Die Möglichkeit, so Bilder wieder sichtbar zu machen birgt zum einen eine Schnittstelle zwischen der analogen und der digitalen Technik und zum anderen faszinierende Momente der Bildlichkeit. Für Freunde des „Vintage-Looks“ und experimentierfreudige Fotoschaffende verbirgt sich hinter diesen ersten Schritten sicher noch eine Vielzahl von weiteren Möglichkeiten, um dasselbe Verfahren zum Beispiel an Negativen auszuprobieren oder an Fotoabzügen.
Natürlich kann man nun hier auch berechtigterweise einwenden, was dann noch vom eigenen, echten Charme des Polaroids bleibt, wenn man sich fremder Hilfsmittel bedient? Kann ich dann nicht gleich ein digitales Bild einfach mit Hilfe von Photoshop oder ähnlichen Programmen in einen schnell heruntergeladenen Polaroidrahmen einfügen? Meiner Meinung nach ist der Schritt, den ich gegangen bin dann doch um einiges authentischer als die Variante des „digitalen Polaroids“, denn ich verwende ja nur die vom Polaroid erfassten Lichtwerte, die ich verstärke bzw. abschwäche. Streitbar bleibt vielleicht, ob ich es dann noch Polaroid nennen kann oder ob es hierfür einen gänzlich neuen Namen braucht.

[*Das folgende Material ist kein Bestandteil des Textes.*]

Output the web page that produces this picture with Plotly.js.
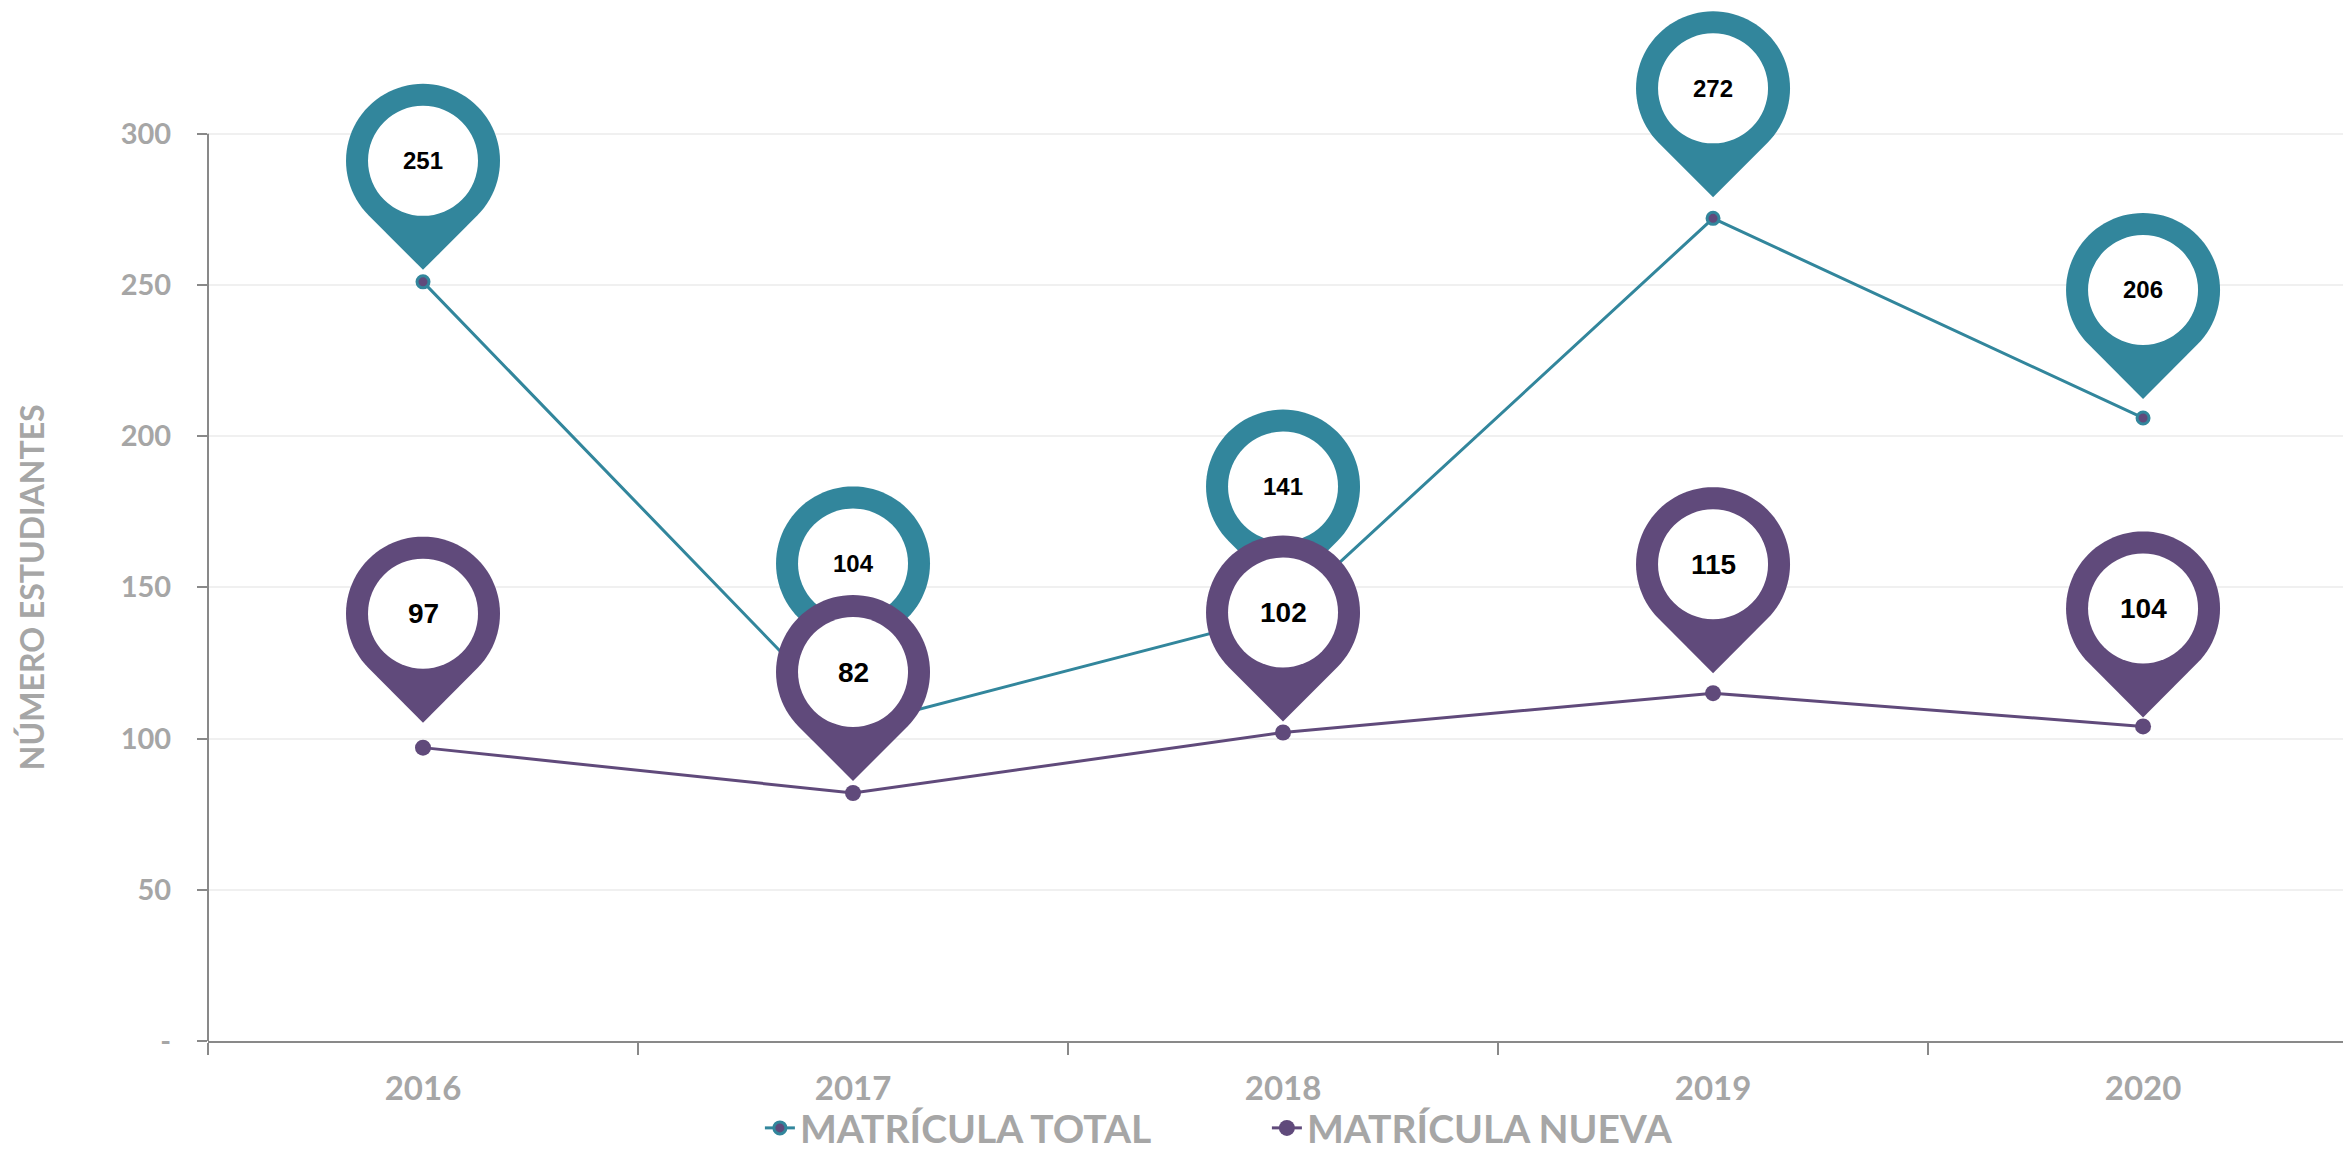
<!DOCTYPE html>
<html><head><meta charset="utf-8">
<script src="https://cdn.plot.ly/plotly-3.0.1.min.js"></script>
<style>html,body{margin:0;padding:0;background:#fff;} #chart{width:2343px;height:1150px;}</style>
</head><body><div id="chart"></div>
<script>
const years = ['2016','2017','2018','2019','2020'];
const matriculaTotal = [251,104,141,272,206];
const matriculaNueva = [97,82,102,115,104];
const yTickVals = [0,50,100,150,200,250,300];
const yTickText = ['-','50','100','150','200','250','300'];
const seriesNames = ['MATRÍCULA TOTAL','MATRÍCULA NUEVA'];
const axisTitle = 'NÚMERO ESTUDIANTES';

// pin placement: pixels from each point up to the pin centre
const pinLiftTotal = [121,163,128,130,128];
const pinLiftNueva = [134,121,120,129,118];

const TEAL = '#32869C', PURPLE = '#604A7B', GRAY = '#A6A6A6', AXIS = '#898989';
const R_OUT = 77, R_IN = 55, TIP = 109;

function pinPath(lift){
  const a = Math.acos(R_OUT / TIP);
  const start = -Math.PI/2 + a, end = 3*Math.PI/2 - a;
  let p = 'M0,' + (lift - TIP).toFixed(2);
  const N = 72;
  for(let k = 0; k <= N; k++){
    const t = start + (end - start) * k / N;
    p += ' L' + (R_OUT*Math.cos(t)).toFixed(2) + ',' + (lift + R_OUT*Math.sin(t)).toFixed(2);
  }
  return p + ' Z';
}

const shapes = [];
const annotations = [];
function addPins(values, lifts, color, fontSize){
  values.forEach((v, i) => {
    const L = lifts[i];
    shapes.push({type:'path', xref:'x', yref:'y', xsizemode:'pixel', ysizemode:'pixel',
      xanchor:i, yanchor:v, path:pinPath(L), fillcolor:color,
      line:{width:0, color:'rgba(0,0,0,0)'}, layer:'above'});
    shapes.push({type:'circle', xref:'x', yref:'y', xsizemode:'pixel', ysizemode:'pixel',
      xanchor:i, yanchor:v, x0:-R_IN, x1:R_IN, y0:L-R_IN, y1:L+R_IN, fillcolor:'#FFFFFF',
      line:{width:0, color:'rgba(0,0,0,0)'}, layer:'above'});
    annotations.push({x:i, y:v, xref:'x', yref:'y', yshift:L, text:String(v), showarrow:false,
      xanchor:'center', yanchor:'middle',
      font:{family:'Liberation Sans, Arial, sans-serif', size:fontSize, weight:'bold', color:'#000000'}});
  });
}
addPins(matriculaTotal, pinLiftTotal, TEAL, 24);
addPins(matriculaNueva, pinLiftNueva, PURPLE, 28);

// y axis line spanning only the ticked range
shapes.push({type:'line', xref:'paper', yref:'y', x0:0, x1:0, y0:yTickVals[0], y1:yTickVals[yTickVals.length-1],
  line:{color:AXIS, width:2}, layer:'above'});

annotations.push({xref:'paper', yref:'paper', x:-0.0829, y:0.436, text:axisTitle, textangle:-90,
  showarrow:false, xanchor:'center', yanchor:'middle',
  font:{family:'Lato, sans-serif', size:32, weight:'bold', color:GRAY}});

const traces = [
  {x:years, y:matriculaTotal, type:'scatter', mode:'lines+markers', name:seriesNames[0],
   line:{color:TEAL, width:3}, marker:{size:12, color:PURPLE, line:{color:TEAL, width:3}}},
  {x:years, y:matriculaNueva, type:'scatter', mode:'lines+markers', name:seriesNames[1],
   line:{color:PURPLE, width:3}, marker:{size:16, color:PURPLE}}
];

const layout = {
  width:2343, height:1150,
  margin:{l:208, r:0, t:0, b:109, autoexpand:false},
  paper_bgcolor:'#FFFFFF', plot_bgcolor:'#FFFFFF',
  font:{family:'Lato, sans-serif', color:GRAY},
  xaxis:{type:'category', range:[-0.5, 4.465], showgrid:false, zeroline:false,
    showline:true, linecolor:AXIS, linewidth:2, ticks:'outside', tickson:'boundaries',
    ticklen:12, tickwidth:1.5, tickcolor:AXIS, ticklabelstandoff:17,
    tickfont:{family:'Lato, sans-serif', size:33, weight:'bold', color:GRAY}},
  yaxis:{range:[0, 344.2], tickmode:'array', tickvals:yTickVals, ticktext:yTickText,
    showgrid:true, gridcolor:'#F0F0F0', gridwidth:2, zeroline:false, showline:false,
    ticks:'outside', ticklen:10, tickwidth:2, tickcolor:AXIS, ticklabelstandoff:20,
    tickfont:{family:'Lato, sans-serif', size:29, weight:'bold', color:GRAY}},
  showlegend:true,
  legend:{orientation:'h', x:0.2585, xanchor:'left', y:-0.0836, yanchor:'middle',
    entrywidth:462, entrywidthmode:'pixels', bgcolor:'rgba(0,0,0,0)',
    font:{family:'Lato, sans-serif', size:39, weight:'bold', color:GRAY}},
  shapes:shapes, annotations:annotations,
  hovermode:false
};

Plotly.newPlot('chart', traces, layout, {displayModeBar:false, staticPlot:true});
</script></body></html>
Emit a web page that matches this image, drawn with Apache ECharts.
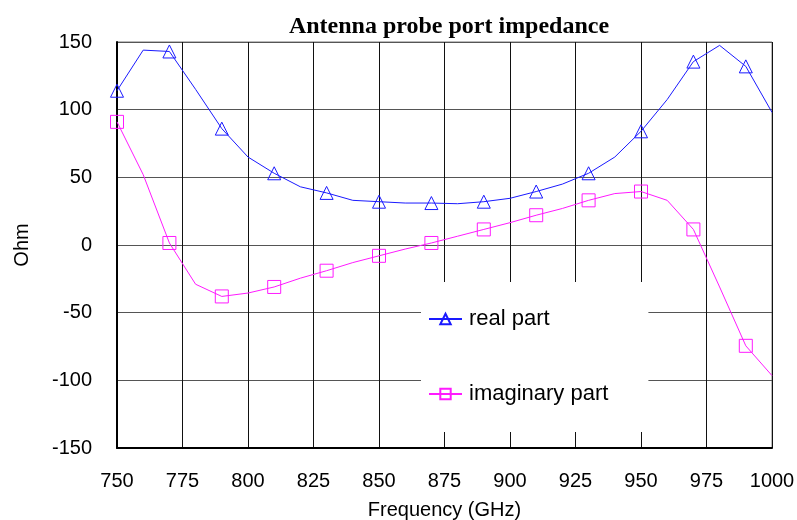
<!DOCTYPE html>
<html>
<head>
<meta charset="utf-8">
<script src="https://cdn.jsdelivr.net/npm/echarts@6/dist/echarts.min.js"></script>
<style>
  html, body { margin: 0; padding: 0; background: #fff; }
  #chart { width: 797px; height: 520px; }
</style>
</head>
<body>
<div id="chart"></div>
<script>
// Frequency samples (GHz), 10 GHz step
const freq = [750, 760, 770, 780, 790, 800, 810, 820, 830, 840, 850, 860, 870,
              880, 890, 900, 910, 920, 930, 940, 950, 960, 970, 980, 990, 1000];
// Real part of the probe port impedance (Ohm)
const realPart = [114, 144, 143, 115, 86, 65, 53, 43, 38.5, 33, 32, 31, 31,
                  30.5, 32, 34.5, 39.5, 45, 53, 65, 84, 107.5, 135.5, 147.5, 132, 98];
// Imaginary part of the probe port impedance (Ohm)
const imagPart = [91, 52, 1.5, -29, -38, -35.5, -31, -24.5, -19, -13, -8, -3, 1.5,
                  6.5, 11.5, 16.5, 22, 27, 33, 38, 39.5, 33, 11.5, -31, -74.5, -96.5];

const xTicks = { min: 750, max: 1000, step: 25 };
const yTicks = { min: -150, max: 150, step: 50 };

// markers sit on every second sample, starting at 750 GHz
function toData(vals) {
  return freq.map((f, i) => i % 2 === 0 ? [f, vals[i]] : { value: [f, vals[i]], symbol: 'none' });
}

const chart = echarts.init(document.getElementById('chart'), null, { renderer: 'canvas' });
const sans = 'Liberation Sans, Arial, sans-serif';

chart.setOption({
  animation: false,
  backgroundColor: '#fff',
  title: {
    text: 'Antenna probe port impedance',
    left: 444,
    top: 10,
    textAlign: 'center',
    textStyle: { fontFamily: 'Liberation Serif, Times New Roman, serif', fontWeight: 'bold', fontSize: 24, color: '#000' }
  },
  grid: {
    left: 117, right: 25, top: 42, bottom: 72,
    outerBoundsMode: 'none',
    containLabel: false,
    show: true, borderColor: '#777', borderWidth: 1, backgroundColor: '#fff'
  },
  xAxis: {
    type: 'value',
    min: xTicks.min, max: xTicks.max, interval: xTicks.step,
    name: 'Frequency (GHz)',
    nameLocation: 'middle',
    nameGap: 52,
    nameTextStyle: { fontFamily: sans, fontSize: 20, color: '#000' },
    axisLine: { onZero: false, lineStyle: { color: '#000', width: 2 } },
    axisTick: { show: false },
    axisLabel: { fontFamily: sans, fontSize: 20, color: '#000', margin: 23, formatter: v => String(v) },
    splitLine: { show: true, lineStyle: { color: '#111', width: 1 } }
  },
  yAxis: {
    type: 'value',
    min: yTicks.min, max: yTicks.max, interval: yTicks.step,
    name: 'Ohm',
    nameLocation: 'middle',
    nameGap: 85,
    nameRotate: 90,
    nameTextStyle: { fontFamily: sans, fontSize: 20, color: '#000' },
    axisLine: { show: true, lineStyle: { color: '#000', width: 2 } },
    axisTick: { show: false },
    axisLabel: { fontFamily: sans, fontSize: 20, color: '#000', margin: 25 },
    splitLine: { show: true, lineStyle: { color: '#555', width: 1 } }
  },
  legend: {
    orient: 'vertical',
    left: 421,
    top: 282,
    padding: [26, 40, 27, 7],
    backgroundColor: '#fff',
    itemWidth: 33,
    itemHeight: 13,
    itemGap: 53,
    textStyle: { fontFamily: sans, fontSize: 22, color: '#000', lineHeight: 22, padding: [0, 0, 0, 2] },
    data: ['real part', 'imaginary part']
  },
  series: [
    {
      name: 'real part',
      type: 'line',
      data: toData(realPart),
      symbol: 'triangle',
      symbolSize: 13,
      lineStyle: { color: '#1a1aff', width: 1 },
      itemStyle: { color: 'rgba(0,0,0,0)', borderColor: '#1a1aff', borderWidth: 1 },
      emphasis: { disabled: true },
      z: 3
    },
    {
      name: 'imaginary part',
      type: 'line',
      data: toData(imagPart),
      symbol: 'rect',
      symbolSize: 13,
      lineStyle: { color: '#ff1aff', width: 1 },
      itemStyle: { color: 'rgba(0,0,0,0)', borderColor: '#ff1aff', borderWidth: 1 },
      emphasis: { disabled: true },
      z: 3
    }
  ]
});
</script>
</body>
</html>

Dies ist also ein Aufruf an Euch, bitte bloß nie Polaroids einfach zu entsorgen, sondern Euch an eben jenem, oben beschriebenen Experiment zu erfreuen. Und wer weiß, vielleicht zeigt Ihr uns ja Eure Ergebnisse und wiedergekehrten Erinnerungen? Die Filme, die ich benutzt habe, sind vom bereits erwähnten Impossible Project . Ob Ihr Farb- oder Schwarzweißfilm wählt, ist natürlich Euch überlassen. Retten kann man beides!